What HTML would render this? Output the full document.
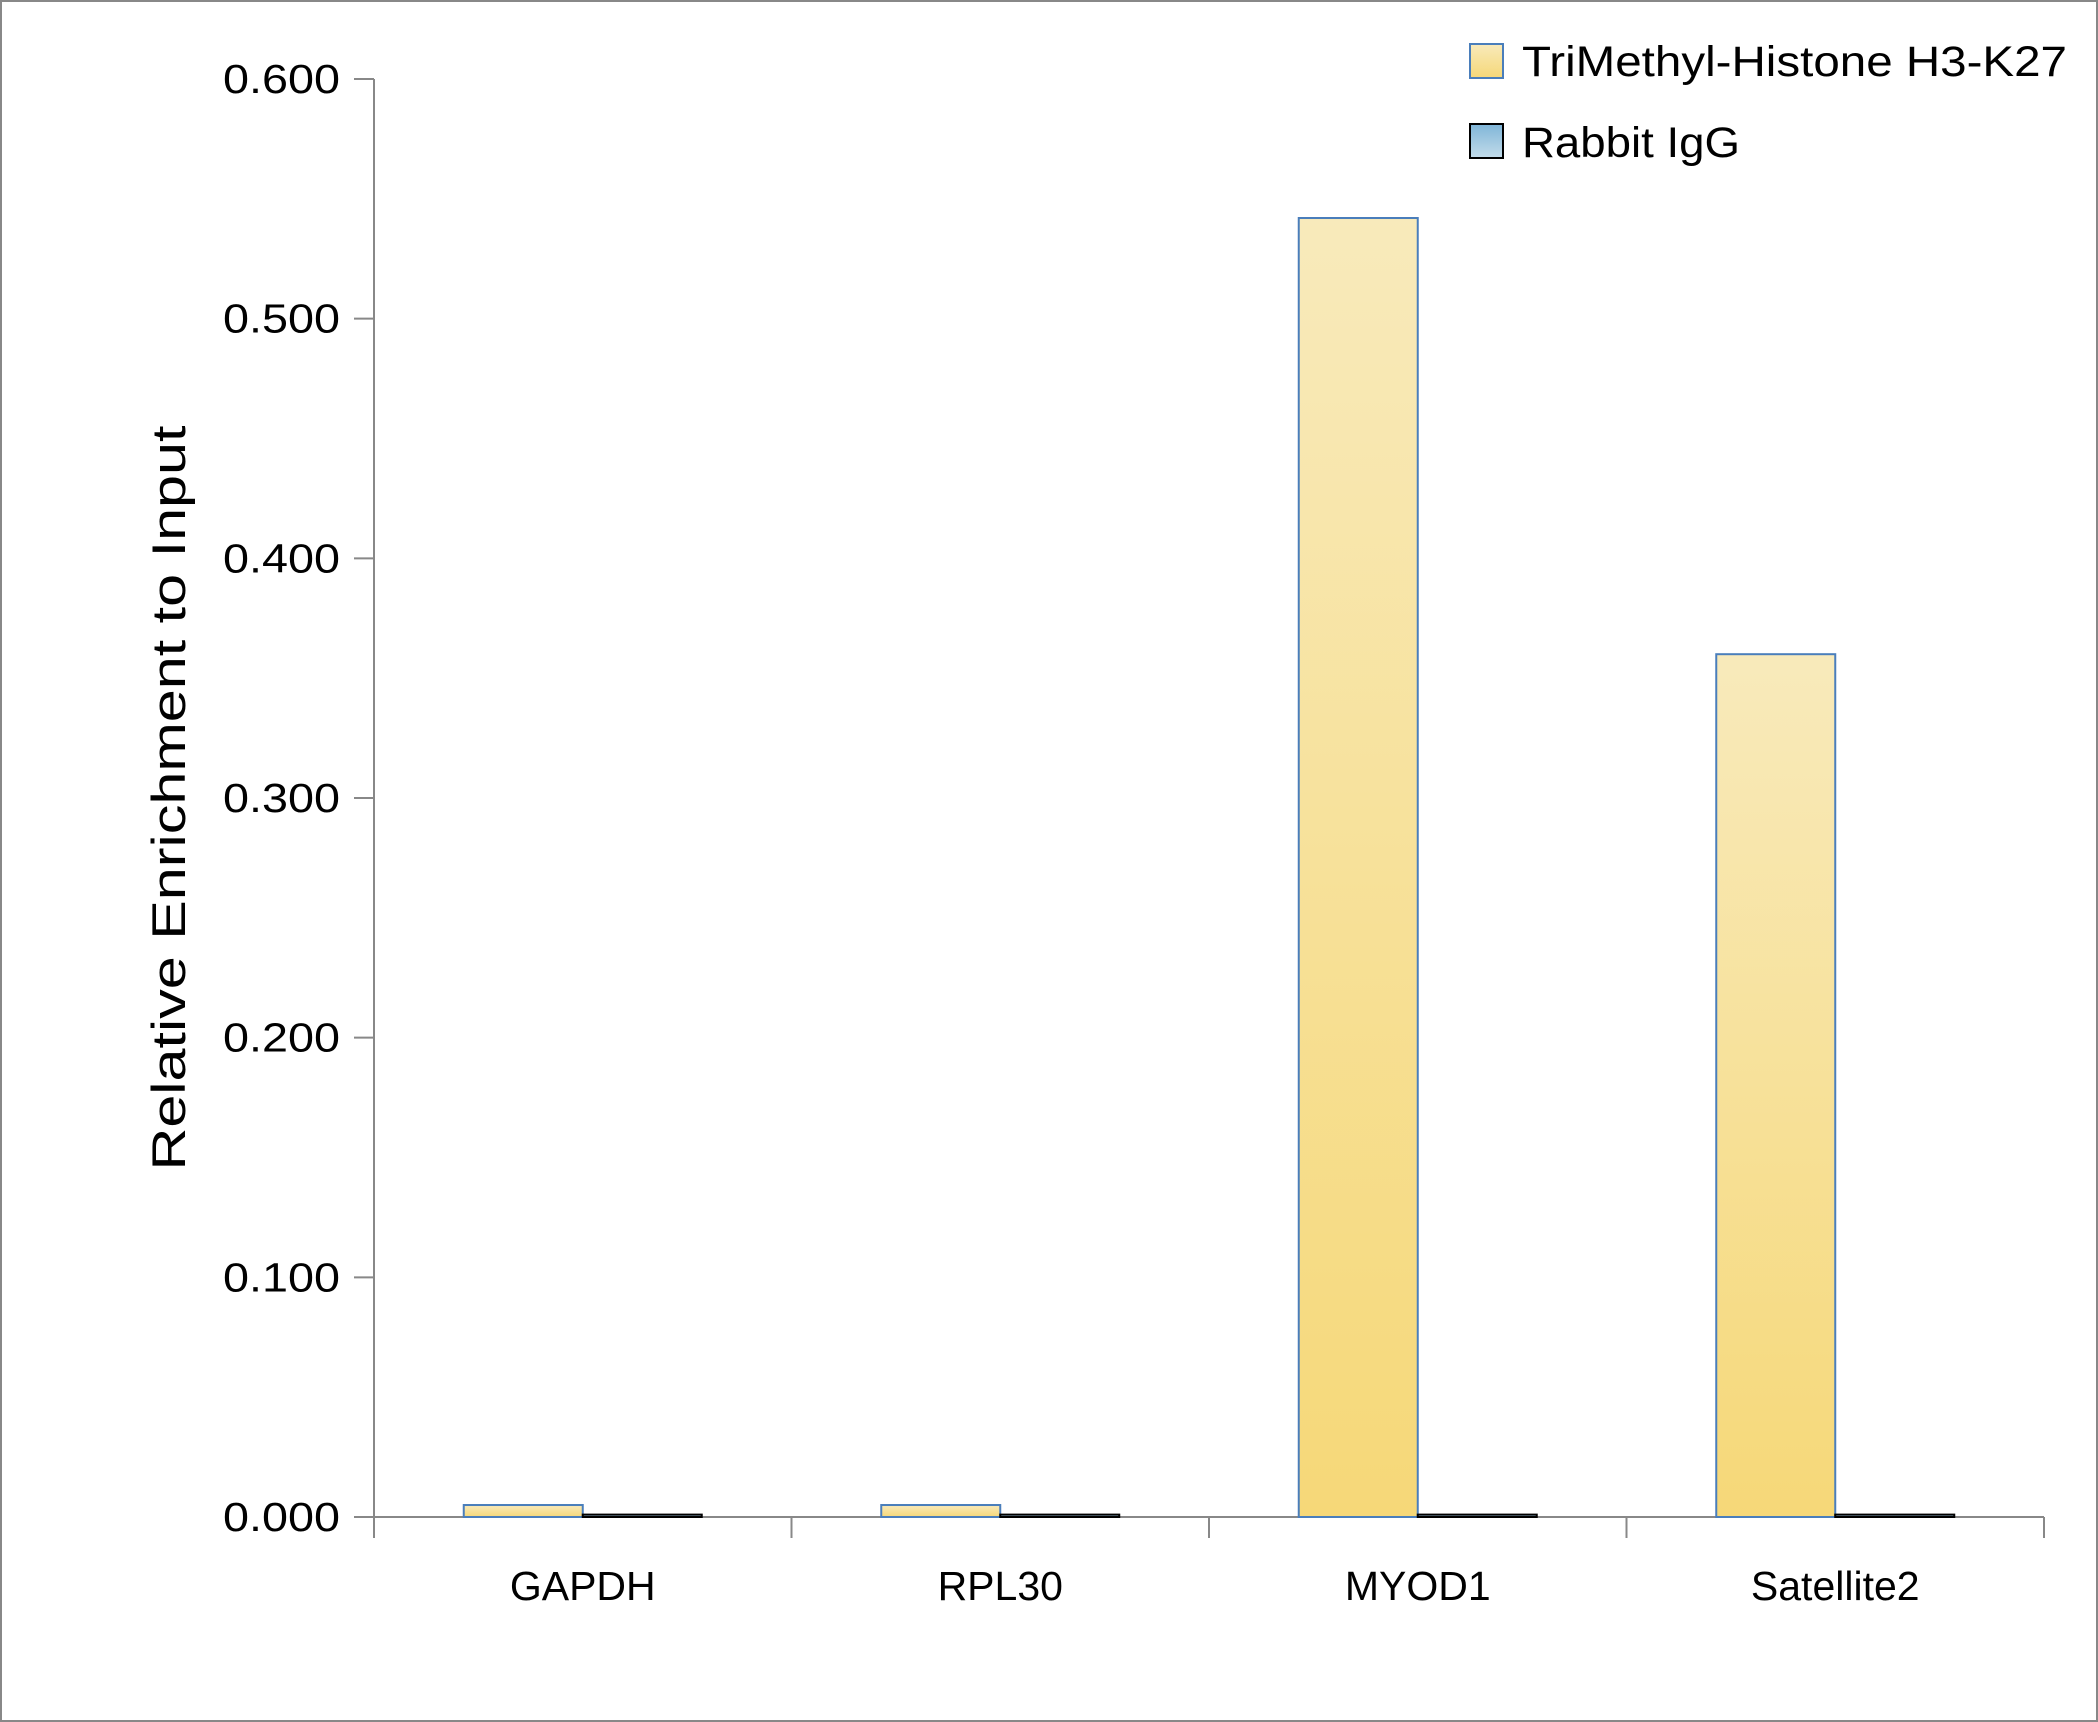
<!DOCTYPE html>
<html><head><meta charset="utf-8"><style>
html,body{margin:0;padding:0;background:#fff}
svg{display:block;font-family:"Liberation Sans",Carlito,sans-serif}
</style></head><body>
<svg id="chart" width="2098" height="1722" viewBox="0 0 2098 1722">
<defs>
<linearGradient id="gy" x1="0" y1="0" x2="0" y2="1"><stop offset="0" stop-color="#f8eabb"/><stop offset="1" stop-color="#f6d878"/></linearGradient>
<linearGradient id="gb" x1="0" y1="0" x2="0" y2="1"><stop offset="0" stop-color="#7fb5d8"/><stop offset="1" stop-color="#c3dcea"/></linearGradient>
</defs>
<rect x="1" y="1" width="2096" height="1720" fill="#fff" stroke="#888" stroke-width="2"/>
<g id="axes"></g>
<g id="bars"></g>
<text transform="translate(185,798) rotate(-90)" text-anchor="middle" font-size="47" textLength="745" lengthAdjust="spacingAndGlyphs" fill="#000">Relative Enrichment to Input</text>
<g>
<rect x="1470" y="44" width="33" height="34" fill="url(#gy)" stroke="#4a7ebb" stroke-width="2"/>
<text x="1522" y="76" font-size="43" textLength="545" lengthAdjust="spacingAndGlyphs">TriMethyl-Histone H3-K27</text>
<rect x="1470" y="124" width="33" height="34" fill="url(#gb)" stroke="#000" stroke-width="2"/>
<text x="1522" y="157" font-size="43" textLength="218" lengthAdjust="spacingAndGlyphs">Rabbit IgG</text>
</g>
</svg>
<script>
const categories = ["GAPDH","RPL30","MYOD1","Satellite2"];
const trimethylValues = [0.005,0.005,0.542,0.360];
const iggValues = [0.001,0.001,0.001,0.001];
const yTickLabels = ["0.000","0.100","0.200","0.300","0.400","0.500","0.600"];
const yTickValues = [0,0.1,0.2,0.3,0.4,0.5,0.6];

const NS="http://www.w3.org/2000/svg";
const X0=374,X1=2044,Y0=1517,Y1=79,VMAX=0.6;
const yScale=v=>Y0-(v/VMAX)*(Y0-Y1);
const catW=(X1-X0)/categories.length;
const xCat=i=>X0+catW*(i+0.5);
const barW=119;
function mk(tag,attrs,parent){const e=document.createElementNS(NS,tag);for(const k in attrs)e.setAttribute(k,attrs[k]);parent.appendChild(e);return e;}
const axes=document.getElementById('axes'), bars=document.getElementById('bars');
let yl=mk('line',{x1:X0,y1:Y1,x2:X0,y2:Y0,stroke:'#888','stroke-width':2},axes);


let xl=mk('line',{x1:X0,y1:Y0,x2:X1,y2:Y0,stroke:'#888','stroke-width':2},axes);


yTickValues.forEach((v,i)=>{
  const y=yScale(v);
  let t=mk('line',{x1:X0-20,y1:y,x2:X0,y2:y,stroke:'#888','stroke-width':2},axes);
  
  
  let lb=mk('text',{x:340,y:y+14,'text-anchor':'end','font-size':41,textLength:117,lengthAdjust:'spacingAndGlyphs'},axes);
  lb.textContent=yTickLabels[i];
  
  
});
for(let i=0;i<=categories.length;i++){
  const x=X0+catW*i;
  let t=mk('line',{x1:x,y1:Y0,x2:x,y2:Y0+21,stroke:'#888','stroke-width':2},axes);
  
  
}
categories.forEach((c,i)=>{
  const cx=xCat(i);
  let lb=mk('text',{x:cx,y:1600,'text-anchor':'middle','font-size':41},axes);
  lb.textContent=c;
  
  
  const yt=yScale(trimethylValues[i]);
  let b1=mk('rect',{x:cx-barW,y:yt,width:barW,height:Y0-yt,fill:'url(#gy)',stroke:'#4a7ebb','stroke-width':2},bars);
  
  
  const yi=yScale(iggValues[i]);
  let b2=mk('rect',{x:cx,y:yi,width:barW,height:Y0-yi,fill:'url(#gb)',stroke:'#000','stroke-width':2},bars);
  
  
});
</script>
</body></html>
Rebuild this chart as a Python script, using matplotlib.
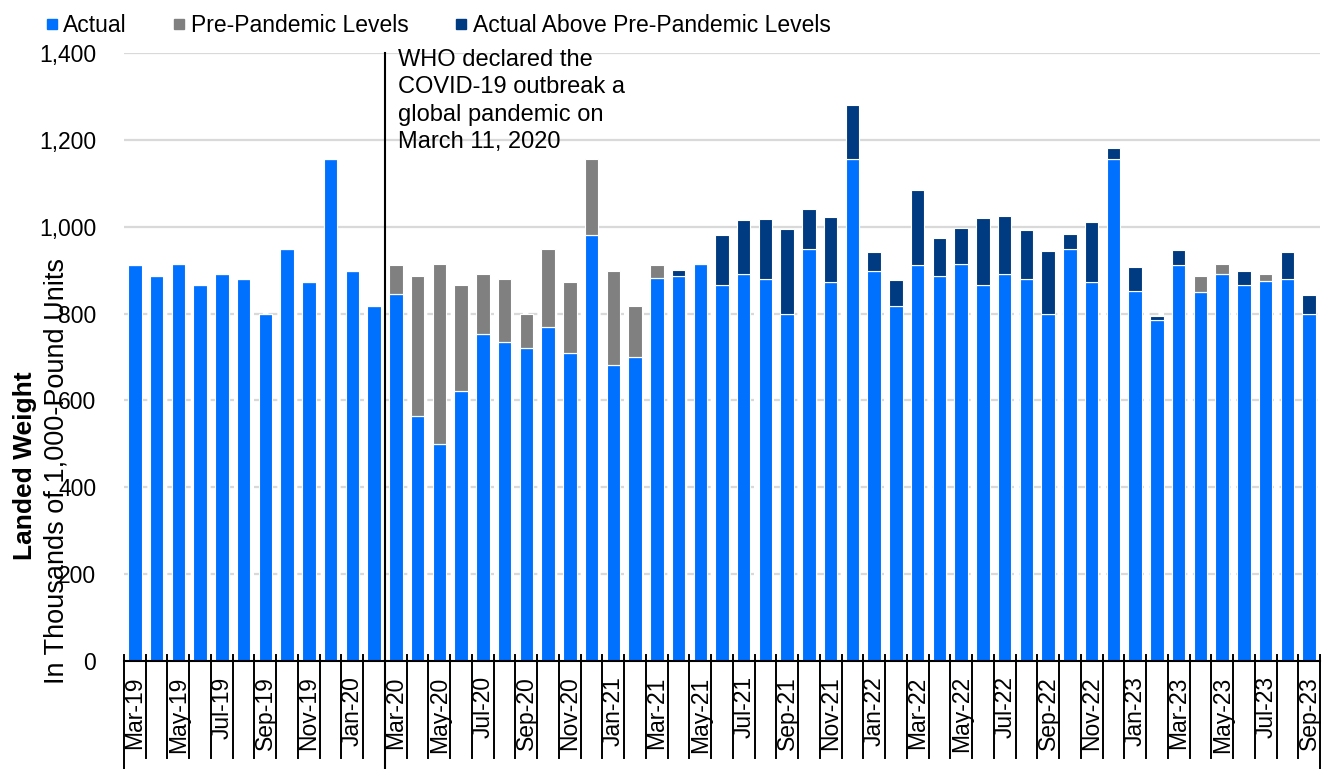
import numpy as np
import matplotlib
matplotlib.use("Agg")
import matplotlib.pyplot as plt
from matplotlib.lines import Line2D

plt.rcParams['font.family'] = ['Liberation Sans', 'DejaVu Sans']

#%% Data (thousands of 1,000-pound units)

months = ['Mar-19', 'Apr-19', 'May-19', 'Jun-19', 'Jul-19', 'Aug-19', 'Sep-19', 'Oct-19',
          'Nov-19', 'Dec-19', 'Jan-20', 'Feb-20',
          'Mar-20', 'Apr-20', 'May-20', 'Jun-20', 'Jul-20', 'Aug-20', 'Sep-20', 'Oct-20',
          'Nov-20', 'Dec-20', 'Jan-21', 'Feb-21',
          'Mar-21', 'Apr-21', 'May-21', 'Jun-21', 'Jul-21', 'Aug-21', 'Sep-21', 'Oct-21',
          'Nov-21', 'Dec-21', 'Jan-22', 'Feb-22',
          'Mar-22', 'Apr-22', 'May-22', 'Jun-22', 'Jul-22', 'Aug-22', 'Sep-22', 'Oct-22',
          'Nov-22', 'Dec-22', 'Jan-23', 'Feb-23',
          'Mar-23', 'Apr-23', 'May-23', 'Jun-23', 'Jul-23', 'Aug-23', 'Sep-23']

actual = [912, 887, 915, 865, 892, 880, 800, 948, 872, 1155, 898, 817,
          846, 565, 500, 622, 754, 735, 720, 768, 709, 982, 682, 699,
          882, 901, 915, 981, 1015, 1018, 994, 1041, 1023, 1281, 941, 877,
          1085, 975, 998, 1021, 1024, 992, 945, 984, 1012, 1181, 907, 795,
          946, 849, 891, 899, 876, 942, 842]

nan = np.nan
pre_level = [nan, nan, nan, nan, nan, nan, nan, nan, nan, nan, nan, nan,
             912, 887, 915, 865, 892, 880, 800, 948, 872, 1155, 898, 817,
             912, 887, 915, 865, 892, 880, 800, 948, 872, 1155, 898, 817,
             912, 887, 915, 865, 892, 880, 800, 948, 872, 1155, 851, 785,
             912, 887, 915, 865, 892, 880, 800]

yticks = [0, 200, 400, 600, 800, 1000, 1200, 1400]

c_actual = '#0070FF'
c_pre = '#808080'
c_above = '#003A80'

#%% Split each month into its stacked pieces

act = np.array(actual, dtype=float)
pre = np.array(pre_level, dtype=float)
base = np.where(np.isnan(pre), act, np.minimum(act, pre))
gap = np.where(np.isnan(pre), 0, np.clip(pre - act, 0, None))
above = np.where(np.isnan(pre), 0, np.clip(act - pre, 0, None))
x = np.arange(len(months))

#%% Plot

fs = 16.5
fig = plt.figure(figsize=(13.23, 7.69), dpi=100)
ax = fig.add_axes([124 / 1323, 1 - 661 / 769, 1196 / 1323, 608 / 769])

w = 0.62
ax.bar(x, base, w, color=c_actual, edgecolor='white', linewidth=0.8, zorder=3)
ax.bar(x, gap, w, bottom=base, color=c_pre, edgecolor='white', linewidth=0.8, zorder=3)
ax.bar(x, above, w, bottom=base, color=c_above, edgecolor='white', linewidth=0.8, zorder=3)

# gridlines: solid up top, dashed below 1,000
for v in yticks[1:]:
    ls = '-' if v >= 1000 else (0, (4, 2.5))
    ax.axhline(v, color='#D9D9D9', lw=1.6, ls=ls, zorder=1)

ax.set_xlim(-0.5, len(months) - 0.5)
ax.set_ylim(0, 1400)
ax.set_yticks(yticks)
ax.set_yticklabels([f'{v:,}' for v in yticks], fontsize=fs)
ax.tick_params(axis='y', length=0, pad=20)

ax.set_xticks(x[::2])
ax.set_xticklabels(months[::2], rotation=90, fontsize=fs, va='top')
ax.tick_params(axis='x', length=0, pad=11)

for s in ['left', 'right', 'top']:
    ax.spines[s].set_visible(False)
ax.spines['bottom'].set_linewidth(1.5)
ax.spines['bottom'].set_zorder(4)

# category separators below the axis
trans = ax.get_xaxis_transform()
fig_bottom = -(769 - 661) / 608
for b in np.arange(-0.5, len(months), 1.0):
    lo = fig_bottom if b in (-0.5, 11.5, len(months) - 0.5) else -97 / 608
    ax.plot([b, b], [6 / 608, lo], color='black', lw=1.4, transform=trans,
            clip_on=False, zorder=4)

# pandemic declaration marker
ax.plot([11.5, 11.5], [1.0, fig_bottom], color='black', lw=1.5, transform=trans,
        clip_on=False, zorder=5)
ax.text(0.229, 1.006, 'WHO declared the\nCOVID-19 outbreak a\nglobal pandemic on\nMarch 11, 2020',
        transform=ax.transAxes, fontsize=17, va='top', ha='left', linespacing=1.3)

# axis title
fig.text(25 / 1323, 1 - 466 / 769, 'Landed Weight', rotation=90, fontsize=19,
         fontweight='bold', ha='center', va='center')
fig.text(57 / 1323, 1 - 471 / 769, 'In Thousands of 1,000-Pound Units', rotation=90,
         fontsize=19.5, ha='center', va='center')

handles = [Line2D([], [], marker='s', ls='none', color=c, markersize=7.5)
           for c in (c_actual, c_pre, c_above)]
fig.legend(handles, ['Actual', 'Pre-Pandemic Levels', 'Actual Above Pre-Pandemic Levels'],
           loc='upper left', bbox_to_anchor=(31 / 1323, 1.0), ncol=3, frameon=False,
           fontsize=fs, handlelength=0.6, handletextpad=0.2, columnspacing=2.0,
           borderaxespad=0.2)

fig.savefig('out.png', dpi=100)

──────────

Problem details >>
From the records above, report the count of lines containing "chart" and nothing more.

Result for this task >>
2